No question...we had the Kokoda Spirit in spades and we were a champion team.
Jackie and I debriefed the event on Sunday, particularly my condition. At some point Jackie suggested heat stress. I went to take a shower and thought about this. Oh my God...she was right!!! For years, since I had been diagnosed with exercise induced hyponatraemia (low blood sodium), I had always thought my nausea was brought on by incorrect salt/fluid balance. I knew that it was worse under hot conditions. But now on reflection, every event I have run in hot conditions had caused the same effect. Nausea, loss of strength, dizziness. All to varying degree’s. The first New York marathon, run with snow flurries, I was great. The second, it was hot, 18C. I was bad. First Kokoda 07, it was cold. I was great. Last year, it was hot, this year hotter, and I was bad. Even when I run in winter, I get hot quickly and cannot wear too much clothing.

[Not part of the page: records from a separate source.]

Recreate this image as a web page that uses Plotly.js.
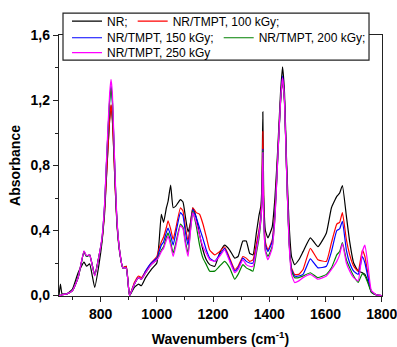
<!DOCTYPE html>
<html>
<head>
<meta charset="utf-8">
<script src="https://cdn.plot.ly/plotly-3.0.1.min.js"></script>
<style>html,body{margin:0;padding:0;background:#fff;}#chart{width:397px;height:347px;}</style>
</head>
<body>
<div id="chart"></div>
<script>
// Wavenumber grid (cm-1), shared by all series
const wavenumbers = [652,657,663,680,700,720,741,750,761,779,795,805,814,820,826,832,837,842,847,852,858,868,879,891,903,920,935,945,960,980,1000,1008,1016,1024,1034,1040,1049,1058,1067,1084,1093,1102,1111,1120,1128,1140,1152,1164,1176,1188,1206,1223,1241,1259,1277,1289,1306,1318,1330,1342,1354,1363,1370,1374,1377,1380,1386,1395,1410,1420,1430,1440,1447,1454,1461,1470,1479,1490,1505,1520,1546,1573,1603,1621,1640,1650,1660,1674,1686,1700,1716,1731,1740,1750,1763,1781,1800];

const absNR = [0.00,0.07,0.01,0.01,0.04,0.14,0.205,0.18,0.195,0.05,0.20,0.33,0.50,0.70,0.90,1.08,1.17,1.08,0.88,0.66,0.44,0.26,0.17,0.18,0.00,0.05,0.07,0.06,0.11,0.16,0.20,0.33,0.50,0.45,0.54,0.58,0.68,0.54,0.55,0.59,0.575,0.48,0.39,0.45,0.54,0.48,0.375,0.28,0.22,0.19,0.18,0.26,0.31,0.28,0.23,0.24,0.335,0.335,0.26,0.25,0.385,0.49,0.55,0.70,1.13,0.62,0.40,0.355,0.42,0.60,0.90,1.25,1.407,1.25,0.85,0.45,0.24,0.19,0.22,0.27,0.355,0.30,0.385,0.54,0.61,0.63,0.677,0.49,0.33,0.20,0.15,0.14,0.13,0.09,0.026,0.005,0.00];

const abs100 = [0.00,0.00,0.005,0.01,0.03,0.11,0.27,0.24,0.25,0.125,0.25,0.34,0.52,0.71,0.90,1.08,1.175,1.08,0.88,0.66,0.45,0.27,0.17,0.18,0.00,0.08,0.12,0.11,0.15,0.20,0.24,0.29,0.33,0.36,0.42,0.46,0.41,0.345,0.41,0.54,0.52,0.415,0.335,0.45,0.54,0.51,0.50,0.44,0.36,0.28,0.25,0.27,0.30,0.23,0.16,0.18,0.24,0.23,0.21,0.22,0.32,0.40,0.50,0.65,1.01,0.55,0.33,0.28,0.34,0.52,0.86,1.20,1.34,1.20,0.80,0.36,0.17,0.13,0.13,0.16,0.29,0.22,0.21,0.325,0.44,0.45,0.51,0.345,0.25,0.18,0.15,0.28,0.24,0.14,0.02,0.003,0.00];

const abs150 = [0.00,0.00,0.005,0.01,0.03,0.11,0.27,0.24,0.25,0.125,0.25,0.35,0.55,0.78,1.00,1.20,1.29,1.20,0.96,0.70,0.46,0.27,0.17,0.17,0.00,0.07,0.11,0.10,0.15,0.20,0.23,0.27,0.31,0.33,0.39,0.415,0.37,0.31,0.38,0.51,0.49,0.385,0.31,0.43,0.53,0.48,0.415,0.35,0.28,0.23,0.21,0.25,0.29,0.22,0.15,0.17,0.23,0.21,0.20,0.20,0.29,0.38,0.48,0.60,0.90,0.50,0.31,0.27,0.33,0.50,0.85,1.20,1.35,1.20,0.80,0.35,0.16,0.12,0.12,0.13,0.225,0.17,0.18,0.27,0.40,0.41,0.457,0.28,0.20,0.15,0.13,0.24,0.20,0.12,0.02,0.003,0.00];

const abs200 = [0.00,0.00,0.005,0.01,0.03,0.11,0.27,0.24,0.25,0.125,0.25,0.35,0.55,0.78,1.00,1.19,1.28,1.19,0.95,0.70,0.46,0.27,0.17,0.17,0.00,0.07,0.11,0.10,0.14,0.19,0.22,0.25,0.28,0.30,0.36,0.385,0.33,0.26,0.32,0.44,0.42,0.33,0.26,0.41,0.52,0.43,0.31,0.23,0.19,0.15,0.15,0.18,0.21,0.17,0.10,0.13,0.19,0.17,0.16,0.15,0.26,0.35,0.46,0.58,0.89,0.48,0.28,0.24,0.30,0.48,0.84,1.19,1.33,1.19,0.79,0.34,0.15,0.11,0.11,0.12,0.14,0.11,0.13,0.17,0.25,0.27,0.325,0.22,0.17,0.12,0.08,0.135,0.12,0.08,0.02,0.003,0.00];

const abs250 = [0.00,0.00,0.005,0.01,0.03,0.11,0.275,0.245,0.25,0.12,0.25,0.36,0.56,0.80,1.03,1.24,1.33,1.24,0.98,0.72,0.47,0.27,0.17,0.17,0.00,0.07,0.11,0.10,0.14,0.19,0.22,0.24,0.27,0.29,0.34,0.365,0.31,0.24,0.30,0.43,0.41,0.31,0.24,0.40,0.51,0.45,0.37,0.30,0.26,0.22,0.21,0.24,0.28,0.21,0.14,0.16,0.22,0.19,0.18,0.18,0.28,0.37,0.47,0.58,0.88,0.48,0.27,0.22,0.29,0.47,0.84,1.20,1.34,1.20,0.79,0.33,0.13,0.08,0.09,0.11,0.13,0.10,0.12,0.16,0.21,0.25,0.32,0.20,0.15,0.11,0.09,0.27,0.31,0.20,0.03,0.004,0.00];

const seriesNames = ["NR;", "NR/TMPT, 100 kGy;", "NR/TMPT, 150 kGy;", "NR/TMPT, 200 kGy;", "NR/TMPT, 250 kGy"];
const seriesColors = ["#000000", "#ff0000", "#0000ff", "#008000", "#ff00ff"];
const seriesLegends = ["legend", "legend", "legend2", "legend2", "legend3"];
const seriesValues = [absNR, abs100, abs150, abs200, abs250];

const xTitle = "Wavenumbers (cm<sup>-1</sup>)";
const yTitle = "Absorbance";

const traces = seriesValues.map((vals, i) => ({
  x: wavenumbers,
  y: vals,
  type: "scatter",
  mode: "lines",
  name: seriesNames[i],
  legend: seriesLegends[i],
  line: {color: seriesColors[i], width: 1.2, shape: "spline", smoothing: 0.4}
}));

const fontFam = "Liberation Sans, Arial, sans-serif";
const legBase = {orientation: "h", xanchor: "left", yanchor: "top", x: 0.0248,
  bgcolor: "rgba(0,0,0,0)", borderwidth: 0, font: {family: fontFam, size: 12, color: "#000"}};

const layout = {
  width: 397, height: 347,
  margin: {l: 59, r: 15, t: 35, b: 51, autoexpand: false},
  paper_bgcolor: "#fff", plot_bgcolor: "#fff",
  separators: ",.",
  font: {family: fontFam, color: "#000"},
  showlegend: true,
  xaxis: {
    range: [652, 1800.8], tick0: 0, dtick: 200, ticklabeloverflow: "allow",
    ticks: "outside", ticklen: 5, tickwidth: 1, tickcolor: "#222",
    minor: {dtick: 100, ticks: "outside", ticklen: 3, tickcolor: "#222", showgrid: false},
    showgrid: false, zeroline: false,
    showline: true, linecolor: "#222", linewidth: 1.2, mirror: true,
    tickfont: {family: fontFam, size: 14, weight: "bold", color: "#000"},
    title: {text: xTitle, font: {family: fontFam, size: 14, weight: "bold", color: "#000"}, standoff: 15}
  },
  yaxis: {
    range: [-0.003, 1.603], tick0: 0, dtick: 0.4, tickformat: ".1f", ticklabeloverflow: "allow",
    ticks: "outside", ticklen: 5, tickwidth: 1, tickcolor: "#222",
    minor: {dtick: 0.2, ticks: "outside", ticklen: 3, tickcolor: "#222", showgrid: false},
    showgrid: false, zeroline: false,
    showline: true, linecolor: "#222", linewidth: 1.2, mirror: true,
    tickfont: {family: fontFam, size: 14, weight: "bold", color: "#000"},
    title: {text: yTitle, font: {family: fontFam, size: 14, weight: "bold", color: "#000"}, standoff: 6}
  },
  legend: Object.assign({}, legBase, {y: 1.109}),
  legend2: Object.assign({}, legBase, {y: 1.045}),
  legend3: Object.assign({}, legBase, {y: 0.988}),
  shapes: [{
    type: "rect", xref: "paper", yref: "paper", layer: "above",
    x0: 0.0124, x1: 0.9598, y0: 0.904, y1: 1.084,
    line: {color: "#222", width: 1.2}, fillcolor: "#fff"
  }]
};

Plotly.newPlot("chart", traces, layout, {displayModeBar: false, staticPlot: true});
</script>
</body>
</html>
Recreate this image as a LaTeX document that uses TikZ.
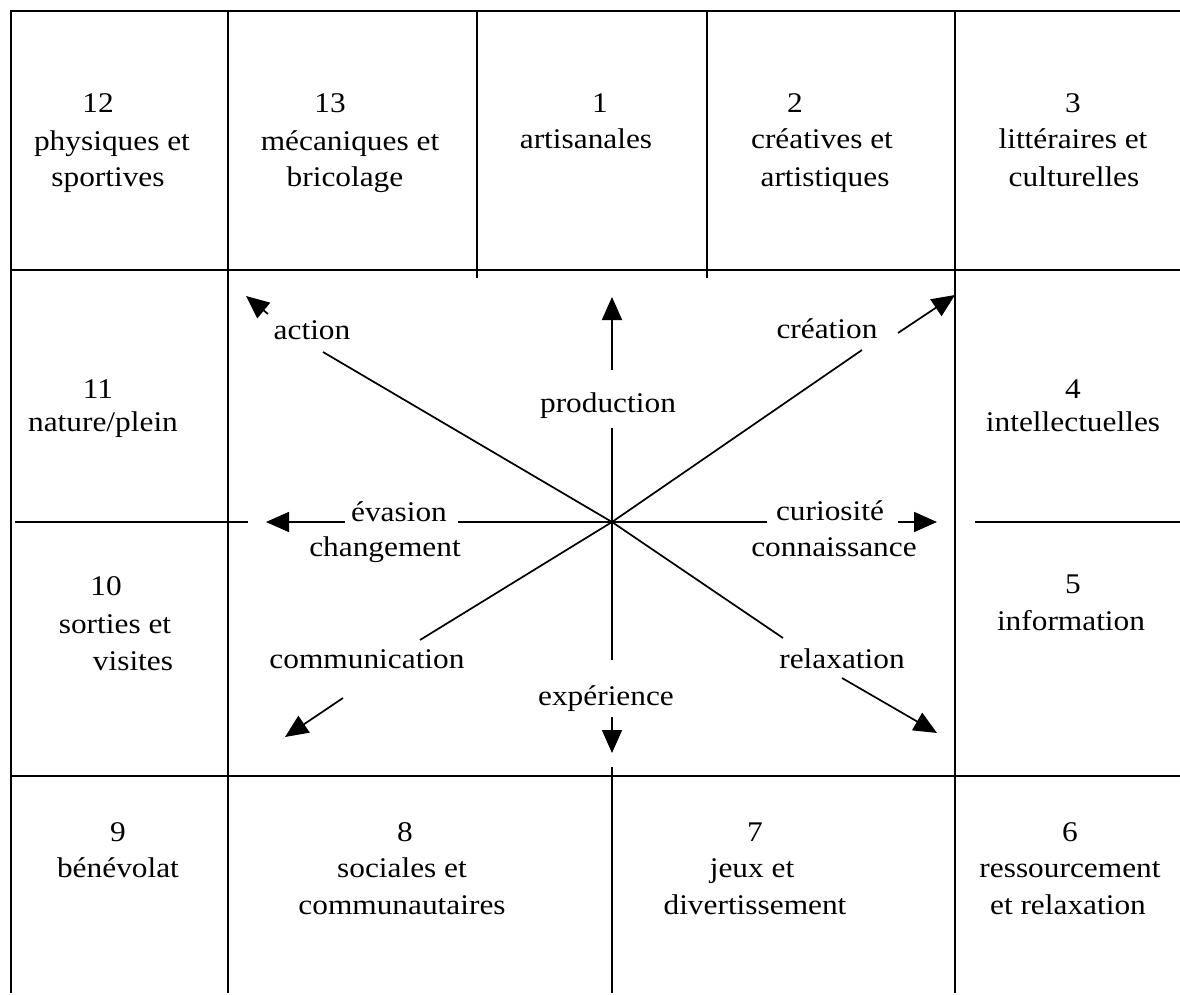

I went to the internet and did some reading. Sure enough...every symptom I had was described clearly as heat stress. Fever...heat stress; muscle cramping, heat stress; dizziness..heat stress....
Oh my..for years it has been right in front of my nose. I just couldn’t see it. The good news...you can train to acclimate. Jackie suggests I just over dress. Build body sensitivity. Make sure you do cooling things. Its manageable. Yes..yes...I finally have a solution. Oh joy..I can’t wait to get out and build the heat muscle.
On Saturday while I was out there suffering I was hearing myself thinking...I will never put my body through this again...
Come Sunday, I am already planning the next years event. Not only to get my finish, but to get a champion TEAM of four women across the finish line in record time. Because the results as they are today gall me.
I have learned so much. I have learned about my body again...a gift of the tuned in athlete. Not many people on the planet speak body fluently, not many people are even interested enough to know what their body is saying. Yet everything is there for the hearing, if we would only listen and pay attention.
I have learned once again to trust myself and the plan. To NOT get caught in someone else's race, something I am usually so very good at. Endurance events are about patience and the old tortoise and the hare.
I have learned that the true spirit of team can be created in a heart beat, when people come together around a common purpose and with the same values. That you can create a champion team in a day.
I have once again glimpsed the triumph of the human spirit, I have seen it in my champion team, my crew, the volunteers and the thousand other competitors that went so far out of their comfort zone and got off the couch to participate in this majestic event...
Tomorrow, I will got for a run...on my way to next year, and simply for the joy of running. Want to join me?